Augustine tried to get her last paycheck from her boss at the nursing home but discovered it had been destroyed by the storm and the boss was nowhere to be found. “We work like dogs at this place for $5.15 an hour,” she said. “They just don’t get it. Without us there wouldn’t be anything.”

After the two storms hundreds of thousands face similar conditions, sleeping on couches and floors with relatives scattered across the region. More than 100,000 remain in shelters.

More than 200,000 homes were destroyed in New Orleans alone from Katrina, roughly seven times more than all the losses of four hurricanes that made landfall last year. Thousands more have been destroyed by Rita. Government officials have made it clear that their reconstruction priorities do not include working-class communities.

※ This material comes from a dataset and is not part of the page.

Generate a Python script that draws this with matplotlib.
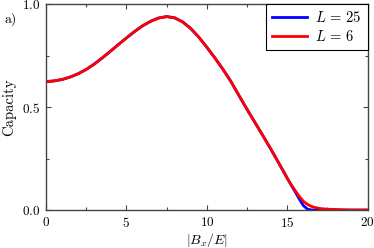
import matplotlib
matplotlib.use("Agg")
import matplotlib.pyplot as plt
from matplotlib.ticker import MultipleLocator

plt.rcParams['mathtext.fontset'] = 'cm'
plt.rcParams['font.family'] = 'serif'
plt.rcParams['font.serif'] = ['cmr10', 'DejaVu Serif']
plt.rcParams['axes.formatter.use_mathtext'] = True

# field values |B_x/E|
bx = [0, 0.5, 1, 1.5, 2, 2.5, 3, 3.5, 4, 4.5, 5, 5.5, 6, 6.5, 7, 7.5,
      8, 8.5, 9, 9.5, 10, 10.5, 11, 11.5, 12, 12.5, 13, 13.5, 14, 14.5,
      15, 15.25, 15.5, 15.75, 16, 16.25, 16.5, 16.75, 17, 17.25, 17.5,
      18, 18.5, 19, 19.5, 20]

cap_L6 = [0.625, 0.628, 0.635, 0.647, 0.663, 0.684, 0.710, 0.740, 0.772,
          0.805, 0.837, 0.868, 0.896, 0.918, 0.934, 0.941, 0.935, 0.915,
          0.883, 0.841, 0.792, 0.740, 0.685, 0.625, 0.557, 0.490, 0.425,
          0.360, 0.294, 0.225, 0.155, 0.123, 0.094, 0.066, 0.043, 0.028,
          0.018, 0.012, 0.008, 0.006, 0.004, 0.003, 0.001, 0.0, 0.0, 0.0]

cap_L25 = [0.625, 0.628, 0.635, 0.647, 0.663, 0.684, 0.710, 0.740, 0.772,
           0.805, 0.837, 0.868, 0.896, 0.918, 0.934, 0.941, 0.935, 0.915,
           0.883, 0.841, 0.792, 0.740, 0.685, 0.625, 0.557, 0.490, 0.425,
           0.360, 0.294, 0.225, 0.155, 0.121, 0.088, 0.054, 0.022, 0.005,
           0.0005, 0.0, 0.0, 0.0, 0.0, 0.0, 0.0, 0.0, 0.0, 0.0]

fig = plt.figure(figsize=(3.74, 2.48), dpi=100)
ax = fig.add_axes([0.123, 0.153, 0.860, 0.829])

ax.plot(bx, cap_L25, color='blue', lw=2.0, label=r'$L\,=\,25$')
ax.plot(bx, cap_L6, color='red', lw=2.0, label=r'$L\,=\,6$')

ax.set_xlim(0, 20)
ax.set_ylim(0, 1)
ax.xaxis.set_major_locator(MultipleLocator(5))
ax.xaxis.set_minor_locator(MultipleLocator(2.5))
ax.yaxis.set_major_locator(MultipleLocator(0.5))
ax.yaxis.set_minor_locator(MultipleLocator(0.25))
ax.tick_params(which='both', direction='in', top=True, right=True,
               labelsize=9.5, color='#444444', pad=4)
ax.tick_params(which='major', length=3.5, width=0.8)
ax.tick_params(which='minor', length=2, width=0.8)
for s in ax.spines.values():
    s.set_color('#444444')
    s.set_linewidth(1.0)

ax.set_xlabel('$|B_x/E|$', fontsize=10, labelpad=1)
ax.set_ylabel('Capacity', fontsize=10.5, labelpad=4)

leg = ax.legend(loc='upper right', fontsize=10.5, fancybox=False,
                edgecolor='black', framealpha=1, borderaxespad=0,
                handlelength=2.4, handletextpad=0.6, borderpad=0.4,
                labelspacing=0.25)
leg.get_frame().set_linewidth(0.8)

fig.text(0.012, 0.91, 'a)', fontsize=10)

fig.savefig('out.png', dpi=100)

Housing and Urban Development chief Alphonso Jackson told the Houston Chronicle that a large portion of working-class residents of New Orleans who are Black should not expect to return to the city.

“New Orleans is not going to be as black as it was for a long time, if ever again,” Jackson told the Chronicle. Prior to the hurricane, New Orleans was 67 percent Black. But according to the Chronicle, “Jackson predicted New Orleans will slowly draw back as many as 375,000 people, but that only 35 to 40 percent of the post-Katrina population would be black.” Working-class housing, much of which had been concentrated on the low ground, is not part of the development plan.